* Task brief: Restate all the material verbatim, except for the pictures.

* Data to process:
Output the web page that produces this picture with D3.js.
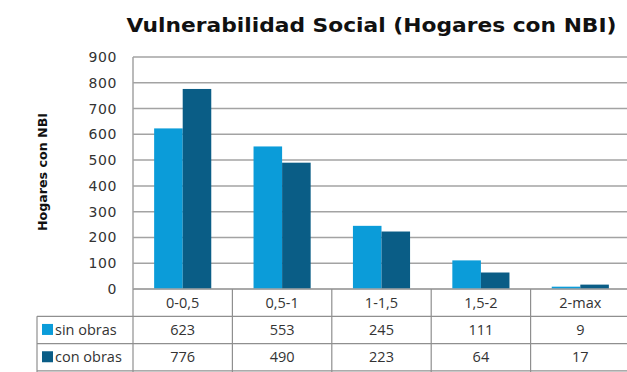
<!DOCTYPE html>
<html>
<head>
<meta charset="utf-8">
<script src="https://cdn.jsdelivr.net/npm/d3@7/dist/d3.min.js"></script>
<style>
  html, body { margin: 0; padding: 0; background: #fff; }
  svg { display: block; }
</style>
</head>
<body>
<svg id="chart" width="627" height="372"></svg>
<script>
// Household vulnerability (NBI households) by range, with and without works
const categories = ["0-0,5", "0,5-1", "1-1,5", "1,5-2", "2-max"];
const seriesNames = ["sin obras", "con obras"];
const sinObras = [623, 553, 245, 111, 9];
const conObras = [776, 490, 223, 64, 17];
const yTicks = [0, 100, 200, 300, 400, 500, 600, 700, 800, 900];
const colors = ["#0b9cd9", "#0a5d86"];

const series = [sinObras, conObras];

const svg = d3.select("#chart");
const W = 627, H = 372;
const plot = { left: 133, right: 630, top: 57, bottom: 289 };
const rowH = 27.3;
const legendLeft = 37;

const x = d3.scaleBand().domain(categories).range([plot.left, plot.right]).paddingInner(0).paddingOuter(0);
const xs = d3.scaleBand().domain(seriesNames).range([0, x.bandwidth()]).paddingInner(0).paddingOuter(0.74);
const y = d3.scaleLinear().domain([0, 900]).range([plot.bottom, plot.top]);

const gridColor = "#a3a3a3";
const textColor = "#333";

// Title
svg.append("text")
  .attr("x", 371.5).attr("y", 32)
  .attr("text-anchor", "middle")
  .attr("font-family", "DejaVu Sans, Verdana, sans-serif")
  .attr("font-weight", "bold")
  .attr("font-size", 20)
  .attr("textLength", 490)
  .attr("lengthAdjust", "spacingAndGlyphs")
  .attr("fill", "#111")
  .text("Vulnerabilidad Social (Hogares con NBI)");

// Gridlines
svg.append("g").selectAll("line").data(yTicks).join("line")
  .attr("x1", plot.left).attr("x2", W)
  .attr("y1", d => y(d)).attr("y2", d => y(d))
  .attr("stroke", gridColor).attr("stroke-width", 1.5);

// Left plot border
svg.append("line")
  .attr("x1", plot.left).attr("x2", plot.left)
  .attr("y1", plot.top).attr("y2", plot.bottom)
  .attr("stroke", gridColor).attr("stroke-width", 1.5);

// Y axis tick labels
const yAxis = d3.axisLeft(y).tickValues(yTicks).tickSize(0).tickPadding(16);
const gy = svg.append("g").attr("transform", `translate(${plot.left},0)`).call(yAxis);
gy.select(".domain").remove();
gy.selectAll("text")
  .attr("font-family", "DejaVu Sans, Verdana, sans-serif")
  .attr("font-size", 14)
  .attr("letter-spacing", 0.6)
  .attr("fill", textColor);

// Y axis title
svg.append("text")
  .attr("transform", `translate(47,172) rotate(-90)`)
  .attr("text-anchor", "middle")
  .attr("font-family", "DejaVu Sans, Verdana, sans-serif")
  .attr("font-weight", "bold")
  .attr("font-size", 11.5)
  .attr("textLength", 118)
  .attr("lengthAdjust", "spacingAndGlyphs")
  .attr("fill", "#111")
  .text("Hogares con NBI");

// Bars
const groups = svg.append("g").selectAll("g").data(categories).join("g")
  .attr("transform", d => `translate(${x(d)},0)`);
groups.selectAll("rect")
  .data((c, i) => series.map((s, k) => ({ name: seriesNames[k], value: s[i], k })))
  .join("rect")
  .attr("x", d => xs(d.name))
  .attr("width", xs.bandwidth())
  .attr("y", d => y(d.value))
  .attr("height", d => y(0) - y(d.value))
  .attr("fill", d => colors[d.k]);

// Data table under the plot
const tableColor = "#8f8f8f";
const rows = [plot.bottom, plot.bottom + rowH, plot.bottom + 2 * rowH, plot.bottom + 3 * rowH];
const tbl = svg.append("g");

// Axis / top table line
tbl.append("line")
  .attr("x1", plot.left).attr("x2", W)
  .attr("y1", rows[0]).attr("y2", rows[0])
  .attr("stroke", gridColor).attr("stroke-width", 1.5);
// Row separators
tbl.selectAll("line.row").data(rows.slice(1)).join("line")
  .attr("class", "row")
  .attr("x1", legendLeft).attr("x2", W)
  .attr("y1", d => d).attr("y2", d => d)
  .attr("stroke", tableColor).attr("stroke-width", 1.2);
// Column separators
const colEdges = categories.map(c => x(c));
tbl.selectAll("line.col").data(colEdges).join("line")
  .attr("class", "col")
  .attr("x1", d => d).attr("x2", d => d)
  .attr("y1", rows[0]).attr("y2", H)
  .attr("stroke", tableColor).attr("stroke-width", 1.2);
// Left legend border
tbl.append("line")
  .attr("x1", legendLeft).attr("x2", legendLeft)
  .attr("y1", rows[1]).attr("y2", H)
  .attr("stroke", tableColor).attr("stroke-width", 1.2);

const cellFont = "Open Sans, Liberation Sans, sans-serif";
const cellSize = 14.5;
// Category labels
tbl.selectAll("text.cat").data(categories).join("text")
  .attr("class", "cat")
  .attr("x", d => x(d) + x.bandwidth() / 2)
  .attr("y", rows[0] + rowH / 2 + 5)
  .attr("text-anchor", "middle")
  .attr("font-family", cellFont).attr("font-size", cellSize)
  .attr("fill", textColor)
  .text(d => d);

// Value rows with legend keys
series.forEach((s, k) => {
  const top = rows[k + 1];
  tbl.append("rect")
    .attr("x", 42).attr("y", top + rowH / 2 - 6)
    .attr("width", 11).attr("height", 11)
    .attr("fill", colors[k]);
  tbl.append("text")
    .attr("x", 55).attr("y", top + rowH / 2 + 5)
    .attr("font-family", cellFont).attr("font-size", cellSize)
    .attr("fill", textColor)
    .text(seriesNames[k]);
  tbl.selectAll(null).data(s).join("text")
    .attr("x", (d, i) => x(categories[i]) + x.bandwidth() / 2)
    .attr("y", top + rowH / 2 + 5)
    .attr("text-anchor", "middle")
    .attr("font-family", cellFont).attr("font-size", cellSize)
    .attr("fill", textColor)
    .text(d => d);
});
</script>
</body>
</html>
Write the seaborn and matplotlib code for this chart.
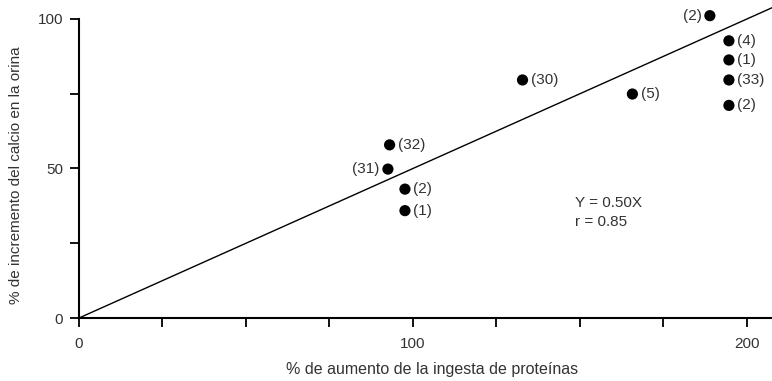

* Response:
Output the web page that produces this picture with D3.js.
<!DOCTYPE html>
<html>
<head>
<meta charset="utf-8">
<script src="https://cdn.jsdelivr.net/npm/d3@7/dist/d3.min.js"></script>
<style>
  html, body { margin: 0; padding: 0; background: #fff; }
  svg { display: block; }
</style>
</head>
<body>
<svg id="chart" width="627" height="372"></svg>
<script>
// Household vulnerability (NBI households) by range, with and without works
const categories = ["0-0,5", "0,5-1", "1-1,5", "1,5-2", "2-max"];
const seriesNames = ["sin obras", "con obras"];
const sinObras = [623, 553, 245, 111, 9];
const conObras = [776, 490, 223, 64, 17];
const yTicks = [0, 100, 200, 300, 400, 500, 600, 700, 800, 900];
const colors = ["#0b9cd9", "#0a5d86"];

const series = [sinObras, conObras];

const svg = d3.select("#chart");
const W = 627, H = 372;
const plot = { left: 133, right: 630, top: 57, bottom: 289 };
const rowH = 27.3;
const legendLeft = 37;

const x = d3.scaleBand().domain(categories).range([plot.left, plot.right]).paddingInner(0).paddingOuter(0);
const xs = d3.scaleBand().domain(seriesNames).range([0, x.bandwidth()]).paddingInner(0).paddingOuter(0.74);
const y = d3.scaleLinear().domain([0, 900]).range([plot.bottom, plot.top]);

const gridColor = "#a3a3a3";
const textColor = "#333";

// Title
svg.append("text")
  .attr("x", 371.5).attr("y", 32)
  .attr("text-anchor", "middle")
  .attr("font-family", "DejaVu Sans, Verdana, sans-serif")
  .attr("font-weight", "bold")
  .attr("font-size", 20)
  .attr("textLength", 490)
  .attr("lengthAdjust", "spacingAndGlyphs")
  .attr("fill", "#111")
  .text("Vulnerabilidad Social (Hogares con NBI)");

// Gridlines
svg.append("g").selectAll("line").data(yTicks).join("line")
  .attr("x1", plot.left).attr("x2", W)
  .attr("y1", d => y(d)).attr("y2", d => y(d))
  .attr("stroke", gridColor).attr("stroke-width", 1.5);

// Left plot border
svg.append("line")
  .attr("x1", plot.left).attr("x2", plot.left)
  .attr("y1", plot.top).attr("y2", plot.bottom)
  .attr("stroke", gridColor).attr("stroke-width", 1.5);

// Y axis tick labels
const yAxis = d3.axisLeft(y).tickValues(yTicks).tickSize(0).tickPadding(16);
const gy = svg.append("g").attr("transform", `translate(${plot.left},0)`).call(yAxis);
gy.select(".domain").remove();
gy.selectAll("text")
  .attr("font-family", "DejaVu Sans, Verdana, sans-serif")
  .attr("font-size", 14)
  .attr("letter-spacing", 0.6)
  .attr("fill", textColor);

// Y axis title
svg.append("text")
  .attr("transform", `translate(47,172) rotate(-90)`)
  .attr("text-anchor", "middle")
  .attr("font-family", "DejaVu Sans, Verdana, sans-serif")
  .attr("font-weight", "bold")
  .attr("font-size", 11.5)
  .attr("textLength", 118)
  .attr("lengthAdjust", "spacingAndGlyphs")
  .attr("fill", "#111")
  .text("Hogares con NBI");

// Bars
const groups = svg.append("g").selectAll("g").data(categories).join("g")
  .attr("transform", d => `translate(${x(d)},0)`);
groups.selectAll("rect")
  .data((c, i) => series.map((s, k) => ({ name: seriesNames[k], value: s[i], k })))
  .join("rect")
  .attr("x", d => xs(d.name))
  .attr("width", xs.bandwidth())
  .attr("y", d => y(d.value))
  .attr("height", d => y(0) - y(d.value))
  .attr("fill", d => colors[d.k]);

// Data table under the plot
const tableColor = "#8f8f8f";
const rows = [plot.bottom, plot.bottom + rowH, plot.bottom + 2 * rowH, plot.bottom + 3 * rowH];
const tbl = svg.append("g");

// Axis / top table line
tbl.append("line")
  .attr("x1", plot.left).attr("x2", W)
  .attr("y1", rows[0]).attr("y2", rows[0])
  .attr("stroke", gridColor).attr("stroke-width", 1.5);
// Row separators
tbl.selectAll("line.row").data(rows.slice(1)).join("line")
  .attr("class", "row")
  .attr("x1", legendLeft).attr("x2", W)
  .attr("y1", d => d).attr("y2", d => d)
  .attr("stroke", tableColor).attr("stroke-width", 1.2);
// Column separators
const colEdges = categories.map(c => x(c));
tbl.selectAll("line.col").data(colEdges).join("line")
  .attr("class", "col")
  .attr("x1", d => d).attr("x2", d => d)
  .attr("y1", rows[0]).attr("y2", H)
  .attr("stroke", tableColor).attr("stroke-width", 1.2);
// Left legend border
tbl.append("line")
  .attr("x1", legendLeft).attr("x2", legendLeft)
  .attr("y1", rows[1]).attr("y2", H)
  .attr("stroke", tableColor).attr("stroke-width", 1.2);

const cellFont = "Open Sans, Liberation Sans, sans-serif";
const cellSize = 14.5;
// Category labels
tbl.selectAll("text.cat").data(categories).join("text")
  .attr("class", "cat")
  .attr("x", d => x(d) + x.bandwidth() / 2)
  .attr("y", rows[0] + rowH / 2 + 5)
  .attr("text-anchor", "middle")
  .attr("font-family", cellFont).attr("font-size", cellSize)
  .attr("fill", textColor)
  .text(d => d);

// Value rows with legend keys
series.forEach((s, k) => {
  const top = rows[k + 1];
  tbl.append("rect")
    .attr("x", 42).attr("y", top + rowH / 2 - 6)
    .attr("width", 11).attr("height", 11)
    .attr("fill", colors[k]);
  tbl.append("text")
    .attr("x", 55).attr("y", top + rowH / 2 + 5)
    .attr("font-family", cellFont).attr("font-size", cellSize)
    .attr("fill", textColor)
    .text(seriesNames[k]);
  tbl.selectAll(null).data(s).join("text")
    .attr("x", (d, i) => x(categories[i]) + x.bandwidth() / 2)
    .attr("y", top + rowH / 2 + 5)
    .attr("text-anchor", "middle")
    .attr("font-family", cellFont).attr("font-size", cellSize)
    .attr("fill", textColor)
    .text(d => d);
});
</script>
</body>
</html>
Write the seaborn and matplotlib code for this chart.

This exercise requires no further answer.